Scan the records below. List lines holding "picture".

>> BEGIN Stored rows

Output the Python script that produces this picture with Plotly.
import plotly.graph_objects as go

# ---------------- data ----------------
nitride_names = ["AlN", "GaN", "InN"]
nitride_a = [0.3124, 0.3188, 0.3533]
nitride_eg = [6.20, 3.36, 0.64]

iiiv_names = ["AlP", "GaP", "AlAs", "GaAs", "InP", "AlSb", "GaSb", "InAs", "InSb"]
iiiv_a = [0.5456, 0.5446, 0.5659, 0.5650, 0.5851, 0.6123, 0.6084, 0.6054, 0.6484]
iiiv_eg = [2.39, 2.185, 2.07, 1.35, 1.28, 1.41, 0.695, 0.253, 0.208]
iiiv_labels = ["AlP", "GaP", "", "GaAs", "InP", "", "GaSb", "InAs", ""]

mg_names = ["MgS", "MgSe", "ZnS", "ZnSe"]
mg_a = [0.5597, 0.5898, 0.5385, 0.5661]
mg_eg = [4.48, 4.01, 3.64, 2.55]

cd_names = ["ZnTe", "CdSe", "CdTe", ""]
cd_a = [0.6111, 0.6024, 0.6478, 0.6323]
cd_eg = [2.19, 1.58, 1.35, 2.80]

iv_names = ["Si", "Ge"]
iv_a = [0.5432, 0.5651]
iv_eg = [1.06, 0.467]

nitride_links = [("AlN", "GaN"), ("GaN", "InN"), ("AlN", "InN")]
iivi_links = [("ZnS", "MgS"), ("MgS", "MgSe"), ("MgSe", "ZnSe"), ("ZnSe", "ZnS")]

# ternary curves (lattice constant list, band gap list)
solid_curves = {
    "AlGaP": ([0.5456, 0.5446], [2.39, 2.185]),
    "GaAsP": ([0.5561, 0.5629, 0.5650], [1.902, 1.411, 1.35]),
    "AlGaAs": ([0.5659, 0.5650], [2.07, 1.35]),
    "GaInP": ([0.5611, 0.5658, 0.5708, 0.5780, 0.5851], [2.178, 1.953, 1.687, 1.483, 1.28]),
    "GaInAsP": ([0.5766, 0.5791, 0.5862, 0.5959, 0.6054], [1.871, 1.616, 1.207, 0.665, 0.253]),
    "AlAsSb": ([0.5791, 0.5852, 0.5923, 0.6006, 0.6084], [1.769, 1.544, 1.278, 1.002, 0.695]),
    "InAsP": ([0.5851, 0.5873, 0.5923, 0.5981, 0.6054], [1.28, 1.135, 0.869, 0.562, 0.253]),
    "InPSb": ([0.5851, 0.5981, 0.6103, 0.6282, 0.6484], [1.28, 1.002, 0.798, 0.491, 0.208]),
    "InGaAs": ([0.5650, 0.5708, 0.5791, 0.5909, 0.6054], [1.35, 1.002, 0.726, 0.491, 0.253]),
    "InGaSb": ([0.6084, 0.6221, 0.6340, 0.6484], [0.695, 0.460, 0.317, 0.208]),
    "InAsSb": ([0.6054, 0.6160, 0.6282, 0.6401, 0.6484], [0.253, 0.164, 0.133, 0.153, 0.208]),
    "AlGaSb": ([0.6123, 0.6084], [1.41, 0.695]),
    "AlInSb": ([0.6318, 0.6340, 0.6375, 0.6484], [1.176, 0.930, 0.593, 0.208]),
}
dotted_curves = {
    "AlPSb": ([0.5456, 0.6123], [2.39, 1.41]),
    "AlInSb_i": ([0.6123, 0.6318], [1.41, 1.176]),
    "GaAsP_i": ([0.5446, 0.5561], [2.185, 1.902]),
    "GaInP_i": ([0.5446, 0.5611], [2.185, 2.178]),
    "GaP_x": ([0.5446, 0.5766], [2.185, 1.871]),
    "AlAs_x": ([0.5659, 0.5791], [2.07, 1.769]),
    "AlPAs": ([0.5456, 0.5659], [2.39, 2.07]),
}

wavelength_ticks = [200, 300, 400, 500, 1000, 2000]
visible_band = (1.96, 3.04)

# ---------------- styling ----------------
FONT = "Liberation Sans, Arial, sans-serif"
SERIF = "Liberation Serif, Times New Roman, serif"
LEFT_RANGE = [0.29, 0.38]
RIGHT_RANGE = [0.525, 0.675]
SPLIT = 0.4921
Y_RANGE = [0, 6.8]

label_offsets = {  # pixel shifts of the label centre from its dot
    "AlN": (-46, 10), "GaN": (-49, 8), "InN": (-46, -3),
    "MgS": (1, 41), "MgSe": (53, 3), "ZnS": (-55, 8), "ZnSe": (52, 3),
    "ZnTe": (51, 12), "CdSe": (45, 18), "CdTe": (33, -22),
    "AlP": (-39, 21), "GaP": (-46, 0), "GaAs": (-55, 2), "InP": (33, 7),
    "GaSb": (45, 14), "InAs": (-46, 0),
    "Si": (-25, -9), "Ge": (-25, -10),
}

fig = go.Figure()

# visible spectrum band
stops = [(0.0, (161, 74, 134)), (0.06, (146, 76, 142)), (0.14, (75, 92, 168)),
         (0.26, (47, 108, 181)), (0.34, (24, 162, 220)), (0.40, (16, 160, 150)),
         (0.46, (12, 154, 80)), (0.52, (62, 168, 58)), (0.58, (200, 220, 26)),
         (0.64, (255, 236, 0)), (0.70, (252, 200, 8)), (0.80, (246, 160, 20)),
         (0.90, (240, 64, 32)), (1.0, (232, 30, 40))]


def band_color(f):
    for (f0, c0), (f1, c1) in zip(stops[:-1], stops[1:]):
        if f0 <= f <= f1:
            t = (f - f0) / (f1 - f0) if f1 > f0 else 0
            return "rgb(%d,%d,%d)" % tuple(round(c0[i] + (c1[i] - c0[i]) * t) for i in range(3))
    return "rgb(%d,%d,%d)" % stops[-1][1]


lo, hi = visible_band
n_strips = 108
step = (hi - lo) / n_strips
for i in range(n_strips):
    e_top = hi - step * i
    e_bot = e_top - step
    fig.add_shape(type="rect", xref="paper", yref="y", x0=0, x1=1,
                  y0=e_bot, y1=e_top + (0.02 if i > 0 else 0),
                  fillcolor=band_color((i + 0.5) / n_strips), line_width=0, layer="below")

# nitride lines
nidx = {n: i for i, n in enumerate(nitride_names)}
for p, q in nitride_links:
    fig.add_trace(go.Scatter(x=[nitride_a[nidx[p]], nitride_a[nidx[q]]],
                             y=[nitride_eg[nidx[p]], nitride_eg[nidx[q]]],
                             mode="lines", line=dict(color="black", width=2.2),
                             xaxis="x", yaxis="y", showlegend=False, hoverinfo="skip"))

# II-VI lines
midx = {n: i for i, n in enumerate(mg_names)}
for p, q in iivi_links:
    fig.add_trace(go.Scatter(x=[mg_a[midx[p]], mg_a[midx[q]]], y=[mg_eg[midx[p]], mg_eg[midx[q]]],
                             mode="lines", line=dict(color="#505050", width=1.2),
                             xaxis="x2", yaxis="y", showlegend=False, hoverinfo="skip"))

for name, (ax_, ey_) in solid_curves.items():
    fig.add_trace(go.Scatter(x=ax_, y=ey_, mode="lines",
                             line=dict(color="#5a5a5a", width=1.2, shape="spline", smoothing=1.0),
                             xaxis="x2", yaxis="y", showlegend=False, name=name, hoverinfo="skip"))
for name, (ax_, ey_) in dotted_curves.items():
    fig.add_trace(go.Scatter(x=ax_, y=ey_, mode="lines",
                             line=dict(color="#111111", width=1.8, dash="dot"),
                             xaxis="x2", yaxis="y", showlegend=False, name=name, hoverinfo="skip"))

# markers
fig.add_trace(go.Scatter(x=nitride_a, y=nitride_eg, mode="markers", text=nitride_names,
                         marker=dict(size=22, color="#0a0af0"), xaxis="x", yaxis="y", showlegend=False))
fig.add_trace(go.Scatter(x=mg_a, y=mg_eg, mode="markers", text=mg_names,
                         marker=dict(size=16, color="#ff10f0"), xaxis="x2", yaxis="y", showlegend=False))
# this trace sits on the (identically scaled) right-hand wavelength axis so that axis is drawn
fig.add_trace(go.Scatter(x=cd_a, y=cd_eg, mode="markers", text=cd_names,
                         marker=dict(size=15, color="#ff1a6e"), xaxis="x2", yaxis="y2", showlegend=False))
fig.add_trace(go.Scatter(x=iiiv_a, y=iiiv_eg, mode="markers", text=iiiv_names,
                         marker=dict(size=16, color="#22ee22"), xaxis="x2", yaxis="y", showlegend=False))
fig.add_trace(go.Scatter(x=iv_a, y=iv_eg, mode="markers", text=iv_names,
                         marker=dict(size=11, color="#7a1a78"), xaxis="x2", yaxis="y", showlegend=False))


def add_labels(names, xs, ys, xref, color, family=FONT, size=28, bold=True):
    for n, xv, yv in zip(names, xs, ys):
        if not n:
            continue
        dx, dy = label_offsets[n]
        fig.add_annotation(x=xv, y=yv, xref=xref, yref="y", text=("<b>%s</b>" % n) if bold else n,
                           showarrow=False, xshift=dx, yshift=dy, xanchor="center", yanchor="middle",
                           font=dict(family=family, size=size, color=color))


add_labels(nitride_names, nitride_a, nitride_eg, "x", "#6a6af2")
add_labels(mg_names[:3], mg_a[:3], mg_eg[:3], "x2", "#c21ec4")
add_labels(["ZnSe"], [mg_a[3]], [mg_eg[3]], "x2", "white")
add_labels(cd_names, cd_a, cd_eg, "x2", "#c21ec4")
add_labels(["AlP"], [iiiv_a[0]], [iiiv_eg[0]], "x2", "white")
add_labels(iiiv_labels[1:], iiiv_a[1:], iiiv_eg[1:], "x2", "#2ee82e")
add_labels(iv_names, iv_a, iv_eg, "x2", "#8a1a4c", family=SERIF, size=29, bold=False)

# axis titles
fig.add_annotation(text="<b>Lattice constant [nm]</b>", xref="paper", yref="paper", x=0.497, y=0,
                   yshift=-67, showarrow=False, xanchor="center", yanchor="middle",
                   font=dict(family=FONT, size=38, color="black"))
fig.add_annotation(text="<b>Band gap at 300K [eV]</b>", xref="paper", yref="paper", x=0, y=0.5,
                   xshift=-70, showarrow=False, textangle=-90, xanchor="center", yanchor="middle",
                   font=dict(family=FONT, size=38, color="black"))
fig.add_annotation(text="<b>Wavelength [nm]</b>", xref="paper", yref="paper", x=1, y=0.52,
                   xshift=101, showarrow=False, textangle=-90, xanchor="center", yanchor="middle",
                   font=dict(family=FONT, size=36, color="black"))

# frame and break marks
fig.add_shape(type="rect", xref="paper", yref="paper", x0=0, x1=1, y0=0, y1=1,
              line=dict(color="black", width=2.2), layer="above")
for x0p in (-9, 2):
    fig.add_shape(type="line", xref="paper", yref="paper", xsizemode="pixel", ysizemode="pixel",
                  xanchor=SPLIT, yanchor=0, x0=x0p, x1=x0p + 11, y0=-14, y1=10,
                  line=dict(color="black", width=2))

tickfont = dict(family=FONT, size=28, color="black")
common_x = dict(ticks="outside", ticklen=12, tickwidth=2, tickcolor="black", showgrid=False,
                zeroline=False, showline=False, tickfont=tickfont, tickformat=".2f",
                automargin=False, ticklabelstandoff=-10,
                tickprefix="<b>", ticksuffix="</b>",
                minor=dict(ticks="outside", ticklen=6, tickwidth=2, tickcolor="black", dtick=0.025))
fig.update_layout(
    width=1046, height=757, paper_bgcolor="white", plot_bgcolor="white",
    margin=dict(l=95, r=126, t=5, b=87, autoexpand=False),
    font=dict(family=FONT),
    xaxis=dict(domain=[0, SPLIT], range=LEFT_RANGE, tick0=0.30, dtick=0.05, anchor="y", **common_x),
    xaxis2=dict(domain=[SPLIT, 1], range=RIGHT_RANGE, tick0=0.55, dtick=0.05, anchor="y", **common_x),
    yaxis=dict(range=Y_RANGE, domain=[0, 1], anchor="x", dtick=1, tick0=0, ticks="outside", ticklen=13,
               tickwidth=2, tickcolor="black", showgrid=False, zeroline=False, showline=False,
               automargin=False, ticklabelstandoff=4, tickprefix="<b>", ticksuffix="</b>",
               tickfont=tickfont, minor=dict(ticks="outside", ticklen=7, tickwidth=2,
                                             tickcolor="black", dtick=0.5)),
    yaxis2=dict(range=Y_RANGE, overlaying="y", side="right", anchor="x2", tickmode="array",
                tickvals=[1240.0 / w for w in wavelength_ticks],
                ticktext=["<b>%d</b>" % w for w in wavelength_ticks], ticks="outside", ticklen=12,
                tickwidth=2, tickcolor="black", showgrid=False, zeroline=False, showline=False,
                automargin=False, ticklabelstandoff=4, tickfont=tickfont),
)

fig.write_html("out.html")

>> END Stored rows
>> BEGIN Stored rows

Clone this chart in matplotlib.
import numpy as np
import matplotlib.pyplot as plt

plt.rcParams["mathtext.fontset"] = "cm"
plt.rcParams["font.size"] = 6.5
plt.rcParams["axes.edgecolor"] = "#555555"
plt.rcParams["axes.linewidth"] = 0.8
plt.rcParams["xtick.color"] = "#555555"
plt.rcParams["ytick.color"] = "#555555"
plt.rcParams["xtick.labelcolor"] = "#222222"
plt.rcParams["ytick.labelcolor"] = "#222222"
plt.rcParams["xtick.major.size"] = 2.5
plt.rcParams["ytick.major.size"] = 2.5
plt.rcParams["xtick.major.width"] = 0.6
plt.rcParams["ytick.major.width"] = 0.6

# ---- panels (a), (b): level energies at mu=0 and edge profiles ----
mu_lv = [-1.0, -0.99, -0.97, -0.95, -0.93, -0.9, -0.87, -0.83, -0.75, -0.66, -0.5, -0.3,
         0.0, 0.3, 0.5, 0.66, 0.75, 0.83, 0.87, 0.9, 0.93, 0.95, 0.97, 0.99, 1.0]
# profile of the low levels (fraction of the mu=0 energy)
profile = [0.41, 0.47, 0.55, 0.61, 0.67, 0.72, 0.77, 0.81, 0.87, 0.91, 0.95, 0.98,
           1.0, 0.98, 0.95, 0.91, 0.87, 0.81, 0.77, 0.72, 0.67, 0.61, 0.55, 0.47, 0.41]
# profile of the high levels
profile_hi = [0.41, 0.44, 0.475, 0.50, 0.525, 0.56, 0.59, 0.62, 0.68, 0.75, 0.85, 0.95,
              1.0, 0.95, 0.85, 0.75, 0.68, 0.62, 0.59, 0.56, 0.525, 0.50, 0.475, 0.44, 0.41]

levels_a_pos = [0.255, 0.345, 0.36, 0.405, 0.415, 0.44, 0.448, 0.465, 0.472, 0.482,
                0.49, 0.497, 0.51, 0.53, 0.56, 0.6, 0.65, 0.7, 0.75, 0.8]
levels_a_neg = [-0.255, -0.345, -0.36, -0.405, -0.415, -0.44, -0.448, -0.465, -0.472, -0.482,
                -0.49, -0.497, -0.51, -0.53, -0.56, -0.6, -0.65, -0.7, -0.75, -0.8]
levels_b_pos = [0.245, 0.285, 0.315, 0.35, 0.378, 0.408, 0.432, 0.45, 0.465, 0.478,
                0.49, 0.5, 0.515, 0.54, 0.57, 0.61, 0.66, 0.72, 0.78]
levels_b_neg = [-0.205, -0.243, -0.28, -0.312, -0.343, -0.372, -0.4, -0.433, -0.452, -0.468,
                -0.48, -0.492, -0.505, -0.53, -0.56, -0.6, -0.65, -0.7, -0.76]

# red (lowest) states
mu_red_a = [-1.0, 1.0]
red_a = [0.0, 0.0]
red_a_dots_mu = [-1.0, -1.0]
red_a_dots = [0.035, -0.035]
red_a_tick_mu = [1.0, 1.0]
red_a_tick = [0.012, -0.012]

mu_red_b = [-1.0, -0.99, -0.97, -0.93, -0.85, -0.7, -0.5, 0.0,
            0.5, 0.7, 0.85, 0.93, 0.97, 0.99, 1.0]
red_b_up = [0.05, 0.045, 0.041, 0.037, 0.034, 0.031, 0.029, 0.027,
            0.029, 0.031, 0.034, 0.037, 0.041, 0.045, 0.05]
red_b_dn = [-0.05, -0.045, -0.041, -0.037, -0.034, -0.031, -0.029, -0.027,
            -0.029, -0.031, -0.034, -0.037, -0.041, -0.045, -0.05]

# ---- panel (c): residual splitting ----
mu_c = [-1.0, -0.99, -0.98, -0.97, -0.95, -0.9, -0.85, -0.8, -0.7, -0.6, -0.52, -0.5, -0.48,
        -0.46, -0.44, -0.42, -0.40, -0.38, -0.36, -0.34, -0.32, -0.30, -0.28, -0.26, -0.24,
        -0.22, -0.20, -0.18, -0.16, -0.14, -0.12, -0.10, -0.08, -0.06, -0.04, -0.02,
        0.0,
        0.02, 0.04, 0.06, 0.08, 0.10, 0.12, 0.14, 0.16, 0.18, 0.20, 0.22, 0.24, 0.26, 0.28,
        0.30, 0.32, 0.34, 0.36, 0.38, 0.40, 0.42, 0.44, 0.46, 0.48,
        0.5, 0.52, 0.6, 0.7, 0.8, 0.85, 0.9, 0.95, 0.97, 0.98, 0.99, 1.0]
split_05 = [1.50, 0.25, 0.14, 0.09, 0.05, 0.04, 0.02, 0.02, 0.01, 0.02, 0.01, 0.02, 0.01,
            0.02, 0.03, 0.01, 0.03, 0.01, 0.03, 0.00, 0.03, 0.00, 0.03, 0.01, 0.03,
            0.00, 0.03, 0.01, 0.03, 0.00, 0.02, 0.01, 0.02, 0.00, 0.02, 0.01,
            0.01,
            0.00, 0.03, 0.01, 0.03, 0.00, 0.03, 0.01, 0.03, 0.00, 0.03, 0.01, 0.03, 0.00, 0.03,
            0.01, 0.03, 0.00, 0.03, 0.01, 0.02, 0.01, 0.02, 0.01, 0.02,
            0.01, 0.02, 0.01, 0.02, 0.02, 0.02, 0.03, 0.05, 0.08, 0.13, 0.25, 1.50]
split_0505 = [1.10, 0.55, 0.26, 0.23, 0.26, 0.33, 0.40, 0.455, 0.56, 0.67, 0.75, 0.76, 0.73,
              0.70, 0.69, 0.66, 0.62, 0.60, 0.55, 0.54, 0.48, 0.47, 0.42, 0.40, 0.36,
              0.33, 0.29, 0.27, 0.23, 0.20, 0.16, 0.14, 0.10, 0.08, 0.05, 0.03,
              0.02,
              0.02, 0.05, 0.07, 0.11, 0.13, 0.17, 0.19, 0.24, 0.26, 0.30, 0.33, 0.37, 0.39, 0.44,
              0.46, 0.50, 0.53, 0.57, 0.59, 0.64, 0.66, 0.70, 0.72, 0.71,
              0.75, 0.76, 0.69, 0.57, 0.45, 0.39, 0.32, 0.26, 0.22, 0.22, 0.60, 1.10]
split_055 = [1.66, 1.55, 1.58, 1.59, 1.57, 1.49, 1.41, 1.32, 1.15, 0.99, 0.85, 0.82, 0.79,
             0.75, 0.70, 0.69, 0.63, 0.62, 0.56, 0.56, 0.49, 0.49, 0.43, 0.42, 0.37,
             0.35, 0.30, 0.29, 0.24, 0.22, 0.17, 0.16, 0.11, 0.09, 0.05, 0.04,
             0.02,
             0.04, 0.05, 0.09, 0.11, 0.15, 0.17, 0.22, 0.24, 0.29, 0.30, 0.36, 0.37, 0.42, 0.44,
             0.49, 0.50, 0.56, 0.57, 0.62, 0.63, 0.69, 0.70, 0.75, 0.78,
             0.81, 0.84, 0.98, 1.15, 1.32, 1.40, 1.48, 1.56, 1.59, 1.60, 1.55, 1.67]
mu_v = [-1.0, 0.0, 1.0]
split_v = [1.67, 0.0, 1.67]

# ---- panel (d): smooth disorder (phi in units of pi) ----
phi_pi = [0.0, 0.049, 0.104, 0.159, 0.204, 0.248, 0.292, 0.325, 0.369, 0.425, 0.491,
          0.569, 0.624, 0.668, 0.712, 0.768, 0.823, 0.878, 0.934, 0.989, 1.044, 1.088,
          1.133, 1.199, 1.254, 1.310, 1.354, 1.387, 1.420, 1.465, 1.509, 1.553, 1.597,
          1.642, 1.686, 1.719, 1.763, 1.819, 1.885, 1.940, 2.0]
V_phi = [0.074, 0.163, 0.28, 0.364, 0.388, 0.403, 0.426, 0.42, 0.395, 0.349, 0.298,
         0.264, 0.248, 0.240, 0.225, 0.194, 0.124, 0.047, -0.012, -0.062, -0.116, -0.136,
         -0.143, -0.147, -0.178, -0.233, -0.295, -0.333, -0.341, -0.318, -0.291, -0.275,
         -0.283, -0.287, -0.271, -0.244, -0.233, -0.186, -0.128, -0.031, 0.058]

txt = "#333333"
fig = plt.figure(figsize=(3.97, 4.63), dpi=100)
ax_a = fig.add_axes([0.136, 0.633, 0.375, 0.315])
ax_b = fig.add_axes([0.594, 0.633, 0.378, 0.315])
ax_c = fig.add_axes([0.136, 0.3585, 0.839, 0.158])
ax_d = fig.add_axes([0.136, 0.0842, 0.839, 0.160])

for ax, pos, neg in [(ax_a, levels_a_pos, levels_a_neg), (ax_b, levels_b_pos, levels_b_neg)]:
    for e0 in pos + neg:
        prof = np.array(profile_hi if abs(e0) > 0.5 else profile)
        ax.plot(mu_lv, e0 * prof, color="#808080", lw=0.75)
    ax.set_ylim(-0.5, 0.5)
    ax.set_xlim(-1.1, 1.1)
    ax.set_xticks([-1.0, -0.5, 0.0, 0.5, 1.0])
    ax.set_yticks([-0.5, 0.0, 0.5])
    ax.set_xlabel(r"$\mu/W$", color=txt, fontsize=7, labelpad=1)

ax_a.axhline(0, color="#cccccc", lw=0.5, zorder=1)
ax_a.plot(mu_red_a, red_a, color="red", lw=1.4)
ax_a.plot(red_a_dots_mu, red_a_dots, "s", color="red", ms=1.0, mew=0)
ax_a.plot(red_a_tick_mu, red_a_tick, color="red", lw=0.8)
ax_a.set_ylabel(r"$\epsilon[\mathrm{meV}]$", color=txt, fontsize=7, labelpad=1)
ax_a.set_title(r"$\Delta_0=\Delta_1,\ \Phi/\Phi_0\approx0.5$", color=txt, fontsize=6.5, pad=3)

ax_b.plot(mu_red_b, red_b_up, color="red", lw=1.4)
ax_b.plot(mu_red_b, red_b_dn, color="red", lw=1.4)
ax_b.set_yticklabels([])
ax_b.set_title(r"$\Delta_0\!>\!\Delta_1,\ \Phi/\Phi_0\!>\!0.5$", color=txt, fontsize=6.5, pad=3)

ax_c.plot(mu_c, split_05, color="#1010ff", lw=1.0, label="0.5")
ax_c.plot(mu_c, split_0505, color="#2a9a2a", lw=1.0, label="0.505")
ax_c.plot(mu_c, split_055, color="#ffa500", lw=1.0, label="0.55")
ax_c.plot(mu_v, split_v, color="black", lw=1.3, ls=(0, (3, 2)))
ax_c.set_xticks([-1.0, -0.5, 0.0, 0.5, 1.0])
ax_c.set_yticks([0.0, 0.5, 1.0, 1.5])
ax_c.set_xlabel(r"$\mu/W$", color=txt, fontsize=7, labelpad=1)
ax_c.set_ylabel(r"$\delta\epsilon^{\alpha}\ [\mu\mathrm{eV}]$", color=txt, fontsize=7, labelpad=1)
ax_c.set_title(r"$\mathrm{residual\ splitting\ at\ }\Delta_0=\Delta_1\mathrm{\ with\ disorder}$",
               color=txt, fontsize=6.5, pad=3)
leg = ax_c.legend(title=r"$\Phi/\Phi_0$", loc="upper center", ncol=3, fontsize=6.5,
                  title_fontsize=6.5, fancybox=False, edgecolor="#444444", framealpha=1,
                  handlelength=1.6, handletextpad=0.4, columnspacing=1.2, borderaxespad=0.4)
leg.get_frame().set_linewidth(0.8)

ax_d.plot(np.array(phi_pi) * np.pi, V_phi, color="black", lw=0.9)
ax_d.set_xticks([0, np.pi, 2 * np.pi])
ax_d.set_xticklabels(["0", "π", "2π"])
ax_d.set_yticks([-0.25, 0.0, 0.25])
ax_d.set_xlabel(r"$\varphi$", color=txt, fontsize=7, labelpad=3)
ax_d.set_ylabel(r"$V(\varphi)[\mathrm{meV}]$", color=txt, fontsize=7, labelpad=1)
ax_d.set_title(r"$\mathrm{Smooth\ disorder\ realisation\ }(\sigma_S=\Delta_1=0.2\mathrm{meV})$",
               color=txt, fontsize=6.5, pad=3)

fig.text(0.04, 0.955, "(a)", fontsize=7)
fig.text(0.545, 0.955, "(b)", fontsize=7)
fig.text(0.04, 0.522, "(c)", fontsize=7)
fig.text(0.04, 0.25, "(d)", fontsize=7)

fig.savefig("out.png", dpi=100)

>> END Stored rows

Correct answer:
Output the Python script that produces this picture with Plotly.

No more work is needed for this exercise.